§ **Extracted data**:

○ ○ ○

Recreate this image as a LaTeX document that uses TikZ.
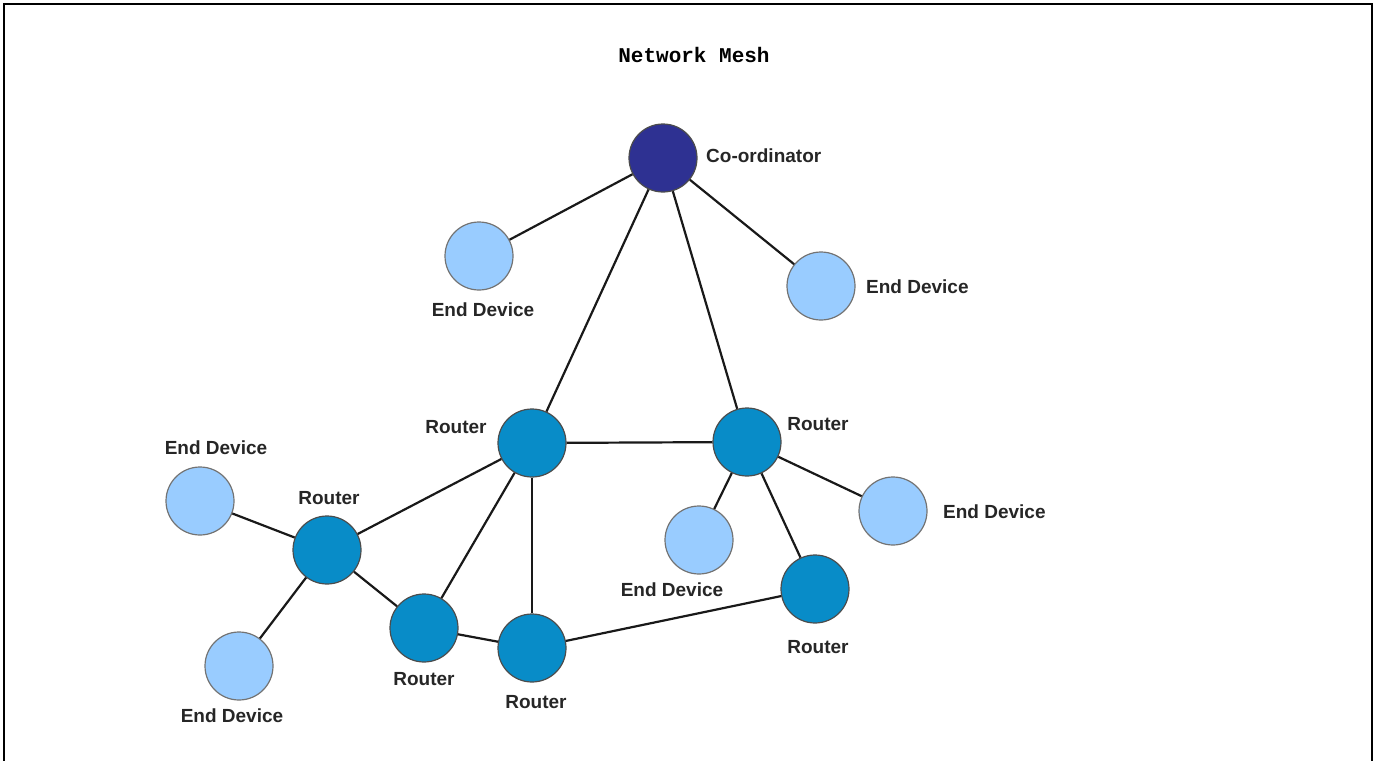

○ ○ ○

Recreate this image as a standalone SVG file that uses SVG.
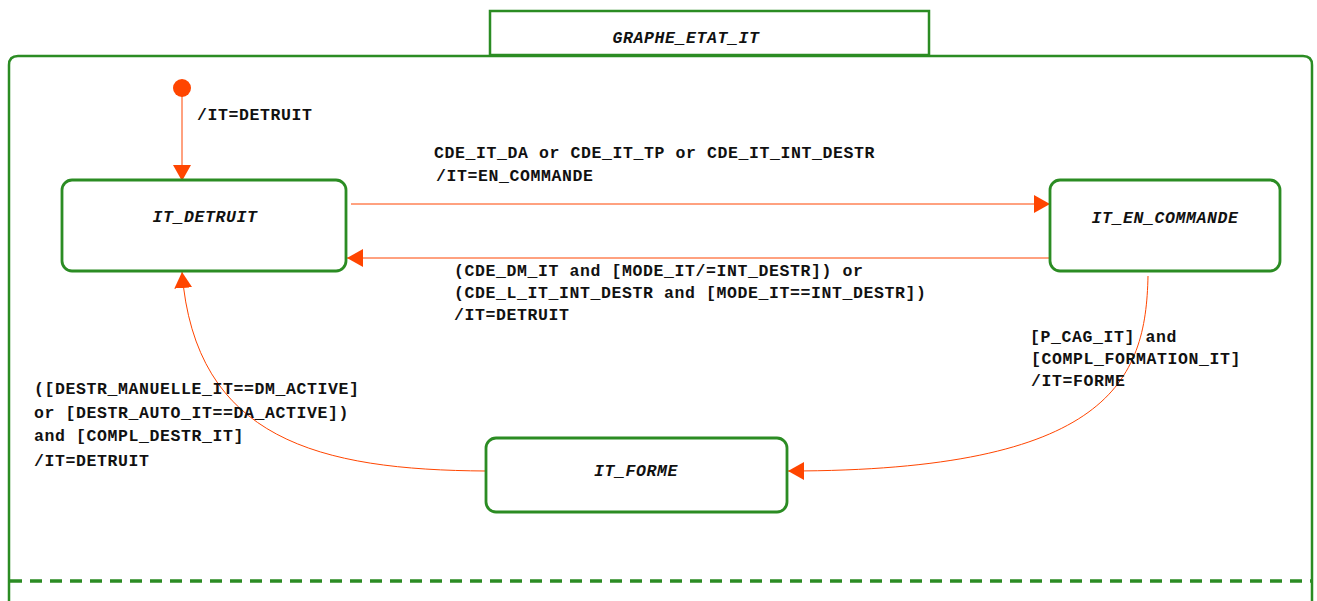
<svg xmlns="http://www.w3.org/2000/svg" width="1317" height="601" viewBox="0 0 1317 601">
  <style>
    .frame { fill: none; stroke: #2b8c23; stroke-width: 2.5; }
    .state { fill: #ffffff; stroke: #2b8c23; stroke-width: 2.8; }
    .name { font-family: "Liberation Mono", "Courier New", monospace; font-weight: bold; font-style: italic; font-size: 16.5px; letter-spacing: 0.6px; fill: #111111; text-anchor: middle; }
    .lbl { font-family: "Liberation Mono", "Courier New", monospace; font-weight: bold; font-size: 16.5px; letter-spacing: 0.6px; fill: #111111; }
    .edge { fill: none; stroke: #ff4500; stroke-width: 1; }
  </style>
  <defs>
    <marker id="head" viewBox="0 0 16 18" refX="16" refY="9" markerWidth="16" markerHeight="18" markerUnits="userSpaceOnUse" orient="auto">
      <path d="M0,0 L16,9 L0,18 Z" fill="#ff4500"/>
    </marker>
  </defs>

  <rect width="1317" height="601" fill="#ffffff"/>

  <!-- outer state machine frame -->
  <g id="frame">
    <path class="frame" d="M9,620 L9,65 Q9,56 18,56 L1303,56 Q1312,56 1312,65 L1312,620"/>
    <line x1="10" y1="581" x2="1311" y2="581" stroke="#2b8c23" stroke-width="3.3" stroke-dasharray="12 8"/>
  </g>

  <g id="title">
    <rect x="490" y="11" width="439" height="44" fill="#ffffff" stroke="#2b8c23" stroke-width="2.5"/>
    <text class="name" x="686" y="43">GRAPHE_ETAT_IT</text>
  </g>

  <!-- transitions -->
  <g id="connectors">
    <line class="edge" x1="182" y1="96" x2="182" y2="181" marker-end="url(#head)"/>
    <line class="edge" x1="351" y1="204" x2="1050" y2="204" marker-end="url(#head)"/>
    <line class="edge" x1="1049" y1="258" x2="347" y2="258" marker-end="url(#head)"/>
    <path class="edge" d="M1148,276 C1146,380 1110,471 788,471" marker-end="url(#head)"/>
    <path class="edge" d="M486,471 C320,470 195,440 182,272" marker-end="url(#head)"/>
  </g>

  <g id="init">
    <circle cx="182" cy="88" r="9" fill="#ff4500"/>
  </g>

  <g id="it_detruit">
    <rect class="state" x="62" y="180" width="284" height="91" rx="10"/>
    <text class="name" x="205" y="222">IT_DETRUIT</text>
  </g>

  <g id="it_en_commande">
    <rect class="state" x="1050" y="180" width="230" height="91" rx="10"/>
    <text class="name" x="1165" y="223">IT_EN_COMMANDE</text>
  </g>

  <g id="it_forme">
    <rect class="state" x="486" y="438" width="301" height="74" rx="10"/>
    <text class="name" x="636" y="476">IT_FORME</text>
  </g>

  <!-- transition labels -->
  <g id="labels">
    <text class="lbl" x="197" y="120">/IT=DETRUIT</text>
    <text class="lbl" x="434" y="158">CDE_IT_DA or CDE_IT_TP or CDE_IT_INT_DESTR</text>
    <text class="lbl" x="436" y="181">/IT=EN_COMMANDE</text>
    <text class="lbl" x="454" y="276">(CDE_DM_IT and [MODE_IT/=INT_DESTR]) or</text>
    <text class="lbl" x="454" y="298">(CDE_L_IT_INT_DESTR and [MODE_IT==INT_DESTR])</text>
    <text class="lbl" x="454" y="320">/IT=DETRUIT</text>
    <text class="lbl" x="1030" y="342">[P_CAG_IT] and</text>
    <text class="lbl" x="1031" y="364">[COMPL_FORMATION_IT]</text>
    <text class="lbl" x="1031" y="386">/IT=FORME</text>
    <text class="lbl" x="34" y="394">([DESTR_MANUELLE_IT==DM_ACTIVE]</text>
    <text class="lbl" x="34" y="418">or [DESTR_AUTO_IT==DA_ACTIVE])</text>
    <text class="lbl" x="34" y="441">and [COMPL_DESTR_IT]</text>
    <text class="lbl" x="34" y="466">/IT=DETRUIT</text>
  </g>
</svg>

○ ○ ○

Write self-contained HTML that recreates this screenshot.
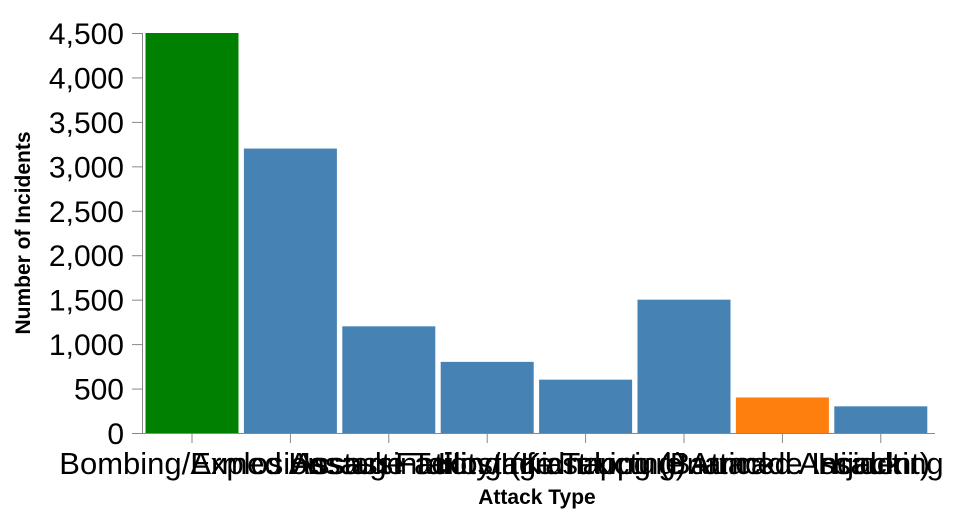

○ ○ ○

§ **Required task**: Gather every line containing the word "that" and copy it.

§ **Solved problem**:
Recreate this image as a LaTeX document that uses TikZ.
Recreate this image as a standalone SVG file that uses SVG.
Write self-contained HTML that recreates this screenshot.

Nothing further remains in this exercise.